In view of the legal position as settled by this Court in the aforesaid decisions, it is not open to submit that once the delivery was effected the railways would be responsible. So, the only issue which now needs to be considered in the present case is whether in the aforesaid circumstances, the railways could be treated who have committed any negligence entitling the claimants to receive any compensation.

The material which has been brought on record especially the Northern Railway Gazette No.10 and the Indian Railway Commercial Manual Volume-II indicates that despite there being no monsoon yet adequate protection must be given by the railways in respect of items which are perishable and can be damaged by water or wetness.

In the present case at hand, the record would indicate that the railways administration specifically raised a plea that despite the claimants having not asked for any tarpaulins yet the same was provided by the railways.
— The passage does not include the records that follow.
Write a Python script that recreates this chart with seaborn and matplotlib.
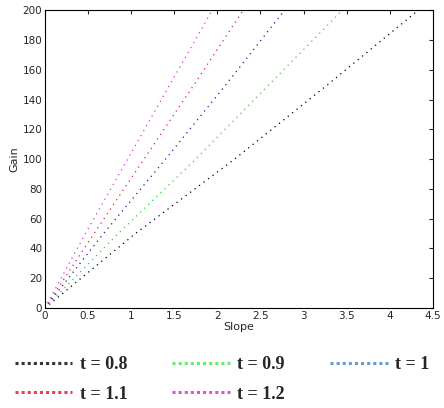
import numpy as np
import pandas as pd
import seaborn as sns
import matplotlib.pyplot as plt
from matplotlib.lines import Line2D

# gain levels and the slope at which each curve reaches them
gain = [0, 50, 100, 150, 200]
slope_08 = [0, 1.05, 2.20, 3.28, 4.33]
slope_09 = [0, 0.85, 1.75, 2.60, 3.45]
slope_10 = [0, 0.68, 1.40, 2.10, 2.78]
slope_11 = [0, 0.57, 1.15, 1.73, 2.30]
slope_12 = [0, 0.47, 0.96, 1.45, 1.94]
labels = ["t = 0.8", "t = 0.9", "t = 1", "t = 1.1", "t = 1.2"]
plot_colors = ["#000000", "#22dd22", "#1a1aa0", "#e0203a", "#e030e0"]
legend_colors = ["#333333", "#66ee66", "#6f97d8", "#e84050", "#e050e0"]

frames = []
for lab, sl in zip(labels, [slope_08, slope_09, slope_10, slope_11, slope_12]):
    frames.append(pd.DataFrame({"Slope": sl, "Gain": gain, "t": lab}))
df = pd.concat(frames, ignore_index=True)

sns.set_style("white")
plt.rcParams["font.family"] = ["DejaVu Sans"]

fig = plt.figure(figsize=(4.44, 4.08), dpi=100)
ax = fig.add_axes([0.101, 0.245, 0.874, 0.730])

for lab, col in zip(labels, plot_colors):
    sub = df[df["t"] == lab]
    sns.lineplot(data=sub, x="Slope", y="Gain", color=col, ax=ax, sort=False,
                 linewidth=0.9, linestyle=(0, (1, 3.5)), legend=False)

ax.set_xlim(0, 4.5)
ax.set_ylim(0, 200)
ax.set_xticks(np.arange(0, 4.51, 0.5))
ax.set_xticklabels(["0", "0.5", "1", "1.5", "2", "2.5", "3", "3.5", "4", "4.5"])
ax.set_yticks(np.arange(0, 201, 20))
ax.tick_params(direction="in", length=3, width=0.8, labelsize=7.5, top=True, right=True,
               pad=2)
for s in ax.spines.values():
    s.set_linewidth(0.8)
    s.set_color("black")
ax.set_xlabel("Slope", fontsize=8, labelpad=1)
ax.set_ylabel("Gain", fontsize=8, labelpad=2)

handles = [Line2D([], [], color=c, linewidth=2.2, linestyle=(0, (1, 1)))
           for c in legend_colors]
order = [0, 3, 1, 4, 2]
fig.legend([handles[i] for i in order], [labels[i] for i in order],
           loc="lower center", bbox_to_anchor=(0.5, -0.027), ncol=3, frameon=False,
           prop={"family": "Liberation Serif", "size": 13, "weight": "bold"},
           handlelength=3.2, handletextpad=0.4, columnspacing=2.5,
           labelspacing=0.7)

fig.savefig("out.png", dpi=100)
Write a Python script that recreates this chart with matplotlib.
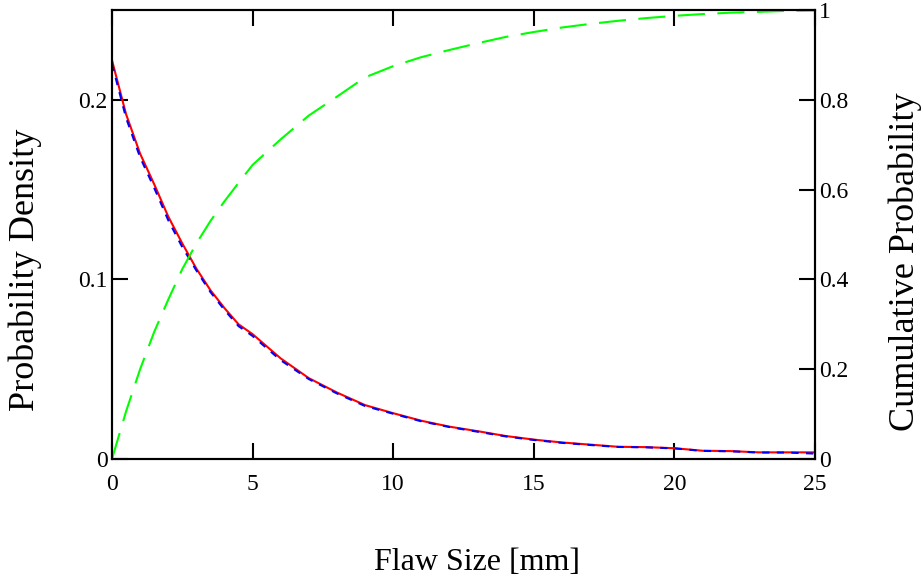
import numpy as np
import matplotlib
matplotlib.use("Agg")
import matplotlib.pyplot as plt

plt.rcParams['font.family'] = ['Liberation Serif', 'DejaVu Serif']

# flaw size grid [mm]
flaw_size = [0, 0.5, 1, 1.5, 2, 2.5, 3, 3.5, 4, 4.5, 5, 6, 7, 8, 9, 10, 11, 12,
             13, 14, 15, 16, 17, 18, 19, 20, 21, 22, 23, 24, 25]

# fitted density (red, solid)
density_fit = [0.222, 0.192, 0.170, 0.153, 0.135, 0.120, 0.106, 0.094, 0.084,
               0.075, 0.0695, 0.056, 0.045, 0.037, 0.030, 0.0255, 0.0213, 0.018,
               0.0155, 0.0128, 0.0108, 0.0092, 0.0080, 0.0068, 0.0066, 0.0060,
               0.0046, 0.0044, 0.0037, 0.0037, 0.0037]

# sampled density (blue, dashed)
density_sample = [0.220, 0.190, 0.168, 0.151, 0.133, 0.118, 0.105, 0.093, 0.083,
                  0.074, 0.0685, 0.055, 0.0445, 0.0365, 0.0295, 0.0252, 0.0210,
                  0.0178, 0.0152, 0.0126, 0.0106, 0.0090, 0.0078, 0.0067, 0.0065,
                  0.0059, 0.0045, 0.0043, 0.0036, 0.0036, 0.0030]

# cumulative probability (green, dashed)
cumulative = [0, 0.106, 0.200, 0.283, 0.355, 0.423, 0.480, 0.530, 0.574, 0.615,
              0.655, 0.712, 0.765, 0.807, 0.850, 0.875, 0.895, 0.911, 0.926,
              0.940, 0.951, 0.961, 0.969, 0.976, 0.982, 0.987, 0.991, 0.994,
              0.996, 0.998, 0.999]

x_ticks = [0, 5, 10, 15, 20, 25]
y_left_ticks = [0, 0.1, 0.2]
y_right_ticks = [0, 0.2, 0.4, 0.6, 0.8, 1]

fig = plt.figure(figsize=(9.23, 5.79), dpi=100)
ax = fig.add_axes([112/923, 1 - 459/579, (815 - 112)/923, (459 - 10)/579])
ax2 = ax.twinx()

ax.plot(flaw_size, density_fit, color="#ff0000", lw=1.5, zorder=2)
ax.plot(flaw_size, density_sample, color="#0000ff", lw=1.5, dashes=(3.5, 3.5), zorder=3)
ax2.plot(flaw_size, cumulative, color="#00ff00", lw=1.5, dashes=(13, 6))

ax.set_xlim(0, 25)
ax.set_ylim(0, 0.25)
ax2.set_ylim(0, 1)

ax.set_xticks(x_ticks)
ax.set_xticklabels([str(t) for t in x_ticks])
ax.set_yticks(y_left_ticks)
ax.set_yticklabels(["0", "0.1", "0.2"])
ax2.set_yticks(y_right_ticks)
ax2.set_yticklabels(["0", "0.2", "0.4", "0.6", "0.8", "1"])

for a in (ax, ax2):
    for s in a.spines.values():
        s.set_linewidth(1.5)
ax.tick_params(axis="x", direction="in", length=11.5, width=1.5, top=True,
               labelsize=17, pad=11)
ax.tick_params(axis="y", direction="in", length=11.5, width=1.5, labelsize=17, pad=3)
ax2.tick_params(axis="y", direction="in", length=11.5, width=1.5, labelsize=17, pad=3)

fig.text(477/923, 1 - 562/579, "Flaw Size [mm]", fontsize=23, ha="center", va="center")
fig.text(25/923, 1 - 270/579, "Probability Density", fontsize=26, rotation=90,
         ha="center", va="center")
fig.text(905/923, 1 - 262/579, "Cumulative Probability", fontsize=26, rotation=90,
         ha="center", va="center")

fig.savefig("out.png", dpi=100)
This fact has not been denied by the claimants. It is also not disputed that the month of May as per the Railway Manual is not the monsoon month. Thus in the given situation where it was not the monsoon season coupled with the fact that despite the claimants having not asked for the tarpaulins in writing yet the railway administration had provided the same and the rain occurred towards the evening while the claimants were unloading and taking away their consignment, could not be treated to be the negligence of the railways.

The ground raised and relied upon by the tribunal while awarding the compensation that the respondents in their written statement had taken a plea that the delivery had been effected and gate-passes were issued but since the gate-passes could not have been brought on record, therefore, the tribunal has held that the railways were responsible. This Court finds that it is claimants who had, to establish its own case on its own merits. Though a plea was raised in the written statement that the gate-passes have been issued but the fact remains that this has not been controverted by the claimants by filing any rejoinder or even while filing its evidence. The simple plea raised by the claimants was that since the goods have not been removed from the railway premises and the free time had not expired, therefore, the negligence of the railways is made out as discussed above is not correct.

In light of the proposition which has already been noticed herein above first, it would be clear that the reasoning adopted by the tribunal is not sound. As far as the first part of the reasoning is concerned regarding the delivery and free time that has already been considered and noticed in light of two Co-ordinate Bench decisions of this Court. The other ground taken by the tribunal that the gate-passes were not brought on record also does not sound to reason as the claimants had not disputed this position. It has not been their case that because of the non-issuance of the gate-passes, the claimants could not remove their consignment from the railway premises. Thus in absence of any proper contro-version or the dispute having been raised by the claimants on this count it was not appropriate for the tribunal to have taken this as a ground to allow the claim petitions and saddle the responsibility on the railways whereas already discussed above, the after the delivery was made, the liability of the railways ceased.

For all the foregoing reasons, this Court is satisfied that the decision/award passed by the Railway Claims Tribunal dated 30.03.1999 does not take note of the correct proposition and the reasoning is also not sound thus it is accordingly liable to be set aside.

For the reasons as mentioned above, all the appeals are allowed. The award passed in the respective claim petitions shall stands set aside. In the facts and circumstance, there shall be no orders as to costs. The record of the tribunal shall be remitted to the tribunal concerned within two weeks from today.